The same thing happened in basketball. Doug Mills was nationally acclaimed as a coach and later Athletic Director. He coached the fabled Whiz Kids among others. But as was typical of an age when a man's word was his bond and a handshake sufficient to finalize a contract, Mills cared as much for his players as winning. Thus, he would occasionally play only his substitutes, even during the Whiz Kids era, just to give them a chance to play. He accepted losses that would have gotten him fired today, but he was respected for his integrity back then. There just weren't all the financial pressures on winning and playing in the post season as there are now. And job security was a given.
Harry Combes was hired by Mills out of Champaign Central High School in 1947. Harry asked Howie Braun to be his assistant coach even though Braun was his top competitor for the job and had a close friendship with Mills after much success as tennis coach at Illinois. Howie thought enough of the school to accept the assistant's position even though he lost the head coaching job. And he appeared to work closely with Combes without conflict or jealousy. This was a type of loyalty and integrity that is rare now.

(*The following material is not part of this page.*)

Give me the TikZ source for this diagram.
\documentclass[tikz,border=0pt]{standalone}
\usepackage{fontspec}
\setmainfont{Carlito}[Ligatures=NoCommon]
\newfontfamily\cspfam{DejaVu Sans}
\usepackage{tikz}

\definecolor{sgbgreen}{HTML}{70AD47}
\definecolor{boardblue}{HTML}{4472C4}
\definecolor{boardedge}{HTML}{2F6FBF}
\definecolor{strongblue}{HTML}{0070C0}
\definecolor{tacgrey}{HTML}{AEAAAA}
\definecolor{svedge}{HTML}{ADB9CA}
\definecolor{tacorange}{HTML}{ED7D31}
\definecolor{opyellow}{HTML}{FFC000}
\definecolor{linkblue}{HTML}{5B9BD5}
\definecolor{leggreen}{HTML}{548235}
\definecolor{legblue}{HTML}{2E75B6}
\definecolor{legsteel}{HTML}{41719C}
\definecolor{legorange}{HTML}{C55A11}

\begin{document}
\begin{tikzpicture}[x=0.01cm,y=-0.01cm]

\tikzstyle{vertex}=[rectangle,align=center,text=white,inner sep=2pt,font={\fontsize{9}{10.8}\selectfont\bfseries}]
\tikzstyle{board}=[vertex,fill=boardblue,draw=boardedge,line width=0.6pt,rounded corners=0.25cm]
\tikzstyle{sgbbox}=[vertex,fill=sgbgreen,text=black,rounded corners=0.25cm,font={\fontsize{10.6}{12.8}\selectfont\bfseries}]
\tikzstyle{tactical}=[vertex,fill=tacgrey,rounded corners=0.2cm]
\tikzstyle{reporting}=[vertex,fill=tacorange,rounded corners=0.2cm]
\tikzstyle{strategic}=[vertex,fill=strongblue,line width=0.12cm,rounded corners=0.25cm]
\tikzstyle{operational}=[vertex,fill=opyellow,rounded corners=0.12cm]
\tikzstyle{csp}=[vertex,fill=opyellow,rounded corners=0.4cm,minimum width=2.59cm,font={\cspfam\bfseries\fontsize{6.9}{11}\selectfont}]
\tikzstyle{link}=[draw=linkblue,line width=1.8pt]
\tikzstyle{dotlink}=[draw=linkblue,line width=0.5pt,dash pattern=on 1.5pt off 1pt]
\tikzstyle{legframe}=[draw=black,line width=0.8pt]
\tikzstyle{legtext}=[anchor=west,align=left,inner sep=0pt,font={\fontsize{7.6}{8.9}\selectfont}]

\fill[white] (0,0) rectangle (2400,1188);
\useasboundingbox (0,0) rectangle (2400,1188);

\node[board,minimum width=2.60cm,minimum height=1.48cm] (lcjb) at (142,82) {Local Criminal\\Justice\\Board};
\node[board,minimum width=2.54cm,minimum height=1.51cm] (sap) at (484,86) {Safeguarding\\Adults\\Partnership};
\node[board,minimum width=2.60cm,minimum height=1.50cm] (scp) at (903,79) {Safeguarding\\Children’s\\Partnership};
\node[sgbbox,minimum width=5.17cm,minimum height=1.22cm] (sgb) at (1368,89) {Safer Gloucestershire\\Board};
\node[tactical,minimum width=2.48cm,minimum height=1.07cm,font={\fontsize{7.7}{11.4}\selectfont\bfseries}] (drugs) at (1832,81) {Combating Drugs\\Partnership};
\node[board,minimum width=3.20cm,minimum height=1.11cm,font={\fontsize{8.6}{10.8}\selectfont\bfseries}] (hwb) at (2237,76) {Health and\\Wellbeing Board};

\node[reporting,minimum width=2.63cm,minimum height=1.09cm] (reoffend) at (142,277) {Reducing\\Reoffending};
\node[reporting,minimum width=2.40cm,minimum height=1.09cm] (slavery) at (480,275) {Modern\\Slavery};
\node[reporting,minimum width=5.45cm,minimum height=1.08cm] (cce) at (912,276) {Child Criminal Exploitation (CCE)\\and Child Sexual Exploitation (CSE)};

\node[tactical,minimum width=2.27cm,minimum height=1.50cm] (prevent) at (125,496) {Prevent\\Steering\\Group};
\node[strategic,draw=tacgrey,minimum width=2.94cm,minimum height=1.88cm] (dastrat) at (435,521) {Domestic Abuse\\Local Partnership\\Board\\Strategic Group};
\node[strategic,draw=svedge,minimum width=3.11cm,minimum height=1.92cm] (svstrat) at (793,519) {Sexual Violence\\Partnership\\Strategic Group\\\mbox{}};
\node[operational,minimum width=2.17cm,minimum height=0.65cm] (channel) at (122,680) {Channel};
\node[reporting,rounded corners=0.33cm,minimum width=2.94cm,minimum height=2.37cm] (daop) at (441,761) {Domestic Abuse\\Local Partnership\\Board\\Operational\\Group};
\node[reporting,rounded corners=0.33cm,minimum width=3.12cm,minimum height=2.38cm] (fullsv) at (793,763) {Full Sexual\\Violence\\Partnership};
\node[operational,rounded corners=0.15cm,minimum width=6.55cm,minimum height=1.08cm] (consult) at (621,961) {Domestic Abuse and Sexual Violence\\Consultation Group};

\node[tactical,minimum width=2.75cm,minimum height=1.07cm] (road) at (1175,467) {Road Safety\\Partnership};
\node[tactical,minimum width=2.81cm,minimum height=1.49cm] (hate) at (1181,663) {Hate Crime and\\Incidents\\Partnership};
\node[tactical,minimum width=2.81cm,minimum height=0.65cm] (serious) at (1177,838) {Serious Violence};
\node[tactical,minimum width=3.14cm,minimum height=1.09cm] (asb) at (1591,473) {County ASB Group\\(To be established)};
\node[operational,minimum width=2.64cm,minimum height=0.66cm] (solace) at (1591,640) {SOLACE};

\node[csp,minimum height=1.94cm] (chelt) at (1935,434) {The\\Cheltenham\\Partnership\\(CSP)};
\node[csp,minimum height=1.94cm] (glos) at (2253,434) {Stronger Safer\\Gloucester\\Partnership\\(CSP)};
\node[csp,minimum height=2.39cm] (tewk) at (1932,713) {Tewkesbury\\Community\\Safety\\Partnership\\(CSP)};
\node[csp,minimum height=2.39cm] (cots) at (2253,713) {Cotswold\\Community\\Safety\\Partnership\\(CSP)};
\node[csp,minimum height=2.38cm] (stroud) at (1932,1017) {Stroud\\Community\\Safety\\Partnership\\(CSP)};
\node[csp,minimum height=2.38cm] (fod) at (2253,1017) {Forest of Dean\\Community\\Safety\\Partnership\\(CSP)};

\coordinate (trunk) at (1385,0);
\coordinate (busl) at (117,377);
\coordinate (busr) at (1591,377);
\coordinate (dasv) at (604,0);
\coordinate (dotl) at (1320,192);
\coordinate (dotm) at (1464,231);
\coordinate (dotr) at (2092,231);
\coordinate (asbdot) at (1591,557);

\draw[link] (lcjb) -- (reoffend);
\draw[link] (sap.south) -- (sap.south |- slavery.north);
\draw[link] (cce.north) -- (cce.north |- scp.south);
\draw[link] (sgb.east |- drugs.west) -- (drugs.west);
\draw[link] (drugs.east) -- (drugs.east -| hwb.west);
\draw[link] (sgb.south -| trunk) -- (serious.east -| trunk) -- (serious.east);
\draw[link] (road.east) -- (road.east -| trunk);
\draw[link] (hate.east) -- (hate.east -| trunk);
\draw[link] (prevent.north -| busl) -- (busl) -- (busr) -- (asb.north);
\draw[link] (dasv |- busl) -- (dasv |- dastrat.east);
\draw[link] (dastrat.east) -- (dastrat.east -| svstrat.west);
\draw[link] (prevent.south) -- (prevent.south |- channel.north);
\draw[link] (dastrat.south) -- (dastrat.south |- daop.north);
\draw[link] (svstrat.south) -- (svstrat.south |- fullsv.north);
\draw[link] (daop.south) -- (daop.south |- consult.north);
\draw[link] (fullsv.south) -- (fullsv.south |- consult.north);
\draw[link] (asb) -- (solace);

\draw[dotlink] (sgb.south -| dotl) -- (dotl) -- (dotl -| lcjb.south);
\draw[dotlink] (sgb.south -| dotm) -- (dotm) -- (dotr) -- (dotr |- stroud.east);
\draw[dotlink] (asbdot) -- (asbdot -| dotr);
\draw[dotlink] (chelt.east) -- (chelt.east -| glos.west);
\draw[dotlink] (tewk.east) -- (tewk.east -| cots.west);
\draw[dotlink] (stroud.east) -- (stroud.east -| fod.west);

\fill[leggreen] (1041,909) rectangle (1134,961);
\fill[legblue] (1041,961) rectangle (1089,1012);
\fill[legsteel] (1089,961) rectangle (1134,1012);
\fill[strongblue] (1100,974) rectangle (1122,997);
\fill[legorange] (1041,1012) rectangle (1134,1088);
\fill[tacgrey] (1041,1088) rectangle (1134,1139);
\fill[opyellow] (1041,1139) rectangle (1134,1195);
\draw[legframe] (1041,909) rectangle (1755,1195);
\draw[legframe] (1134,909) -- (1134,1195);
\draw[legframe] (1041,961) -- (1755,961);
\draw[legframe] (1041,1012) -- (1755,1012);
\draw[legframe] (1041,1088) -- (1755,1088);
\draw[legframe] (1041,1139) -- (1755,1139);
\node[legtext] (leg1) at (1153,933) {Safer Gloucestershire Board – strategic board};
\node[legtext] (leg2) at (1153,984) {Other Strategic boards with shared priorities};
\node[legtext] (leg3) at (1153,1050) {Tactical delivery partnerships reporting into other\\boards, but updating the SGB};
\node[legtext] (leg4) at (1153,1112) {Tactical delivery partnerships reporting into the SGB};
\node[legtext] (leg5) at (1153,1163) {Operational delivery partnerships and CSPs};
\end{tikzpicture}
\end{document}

Harry Combes immediately used his high-powered fast break offense to lead the Illini to many great victories. Season ending rankings in 1948-1949 showed Illinois ranked fourth in the country. Between the years 1950 and 1956, Combes' troops were nationally ranked fifth, second, 13th, 19th, 18th and seventh consecutively. And they won three Big 10 championships in those years. The 1956-1957 team was beginning to explode and appeared to be a national contender until top center George BonSalle went ineligible.
But Illinois did not win another Big 10 championship until the 1962-1963 season. Undoubtedly, these down years between 1956 and 1962 began to wear on the UI athletic department. Coupled with some simultaneous down years in football, perhaps for the first time Illini leaders were faced with a need to change their ways to keep up with new levels of competition from their Big 10 bretheren and numerous other schools who began to recruit within Illinois' state boundaries.